Último LP dos Mutantes
Em 1976 o grupo sofreu uma nova reformulação, agora contando com Luciano Alves nos teclados e Paulo de Castro no baixo, ambos, ex-membros do grupo Veludo Elétrico. Durante esse período, realizaram uma temporada de shows no Museu de Arte Moderna, onde foi registrado o primeiro álbum ao vivo, intitulado somente "Ao Vivo". Infelizmente, a gravadora novamente podou o disco, mas dessa vez lançou o mesmo, só que de uma forma diferente do que era previsto (uma versão simples ao invés da versão dupla) e contendo inúmeros cortes nas faixas, que, se no show duravam quase dez minutos, passaram a ter pouco mais de 3 ou 4 na versão final do LP, desagradando a todos.
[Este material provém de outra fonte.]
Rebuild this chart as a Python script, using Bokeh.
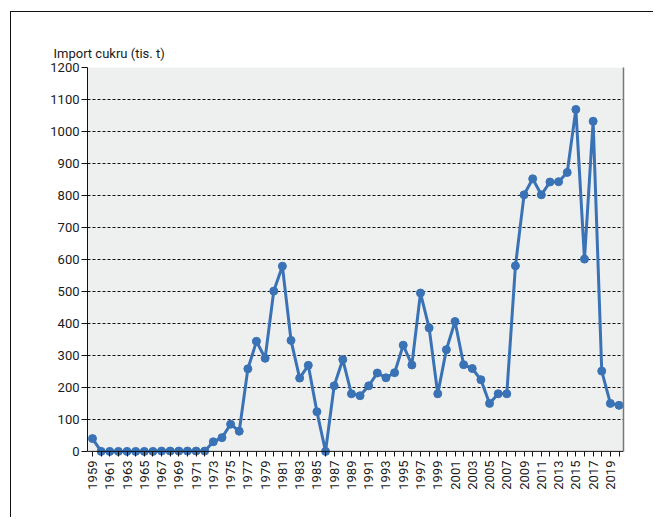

Mesmo assim, o álbum trás um ótimo material (servindo de base para colecionadores buscarem bootlegs dessa época), como "Sagitarius", "Esquizofrenia", "Tudo Explodindo" e a clássica "Rock'n'Roll City".


Luciano Alves, Rui Motta, Paulo de Castro e Sérgio Dias

Serginho seguiu com o grupo até 1978, passando por diversas reformulações. O último show, realizado na cidade de Ribeirão Preto, acabou sendo registrado no bootleg "Transmutation", cobiçado até mesmo na Europa. Serginho seguiu uma carreira solo de não muito sucesso, mas continuou a mostrar seu talento e a ser reconhecido, principalmente nos EUA e na França.
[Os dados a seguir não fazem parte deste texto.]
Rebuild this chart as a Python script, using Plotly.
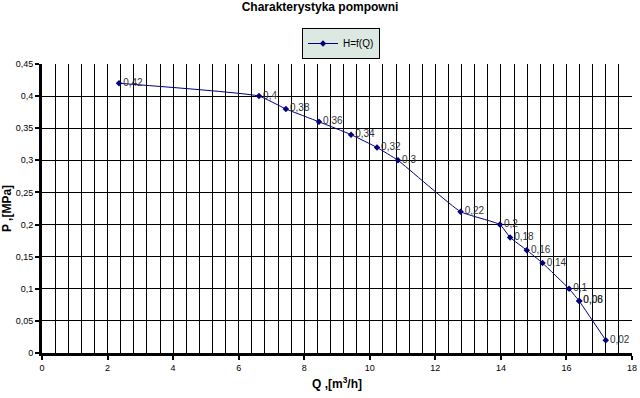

Na década de 80 inúmeros boatos de uma reunião do trio original surgiram, mas os graves problemas de saúde de Arnaldo, bem como o ego de Rita, nos privaram (e privam) dessa improvável reunião.



Nos anos 90 um revival Mutante ocorreu, devido a pessoas como Sean Lennon, Kurt Cobain e David Byrne, que levaram os álbuns dos Mutantes para o exterior, fazendo com que muitos brasileiros voltassem a ouvir o som do grupo novamente. O disco "O A E O Z" finalmente foi lançado, porém numa versão mais compacta, com metade das músicas, mas fica claro que o trabalho que a banda realizou no ano de 1973 era muito bom, em músicas como "Rolling Stone", "Ainda Vou Transar com Você" e as três partes da suíte "O A E O Z": "O A E O Z", "Hey Joe" e "Uma Pessoa Só", onde a idéia de um grupo unido é pregado de forma veemente, e o belo trabalho da banda é destaque certo para aquele fã que deseja conhecer o que de bom foi feito no Brasil . Até hoje espera-se o resto da obra, mas poucos sabem o que pode acontecer (ou na verdade o que aconteceu) com o material original.

O resgate do material gravado na França

O álbum gravado na França também foi lançado, no ano de 2000, com o nome de "Technicolor", trazendo as versões que saíram no "Jardim Elétrico" e mais diversas regravações em inglês para músicas como "Panis Et Circensis", "She's My Shoo-Shoo" ("Minha Menina"), "I'm Sorry Baby" ("Desculpe Baby"), "I Feel a Little Spaced Out " ("Ando Meio Desligado"), entre outras.

A volta do grupo em 2006
Em 2006 o grupo se reuniu para um show comemorando os 40 anos da Tropicália, contando com Serginho, Arnaldo, Dinho e mais Zélia Duncan nos vocais. Liminha e Rita infelizmente não quiseram participar da reunião, que acabou sendo registrada no CD "Live At Barbican Center" e que durante o ano de 2007 rodou nosso país, arrancando lágrimas de muitos fãs (inclusive quem vos escreve).

Atualmente Serginho mantém a banda, sem Arnaldo e sem Zélia, mas ainda ao lado de Dinho Leme e com a vocalista Bia Mendes. Lançaram o single "Mutantes Depois" em abril do ano passado, o qual se tornou a primeira composição dos Mutantes a ser gravada depois de trinta anos.

Os Mutantes mostraram ao Brasil e ao mundo como era possível fazer um som excelente em um país tão precário em termo de apoio à cultura, sendo reconhecidos de forma unânime como a maior banda do rock nacional e uma das principais bandas do mundo.

E que a cidade do rock and roll prossiga andando a favor do tempo!!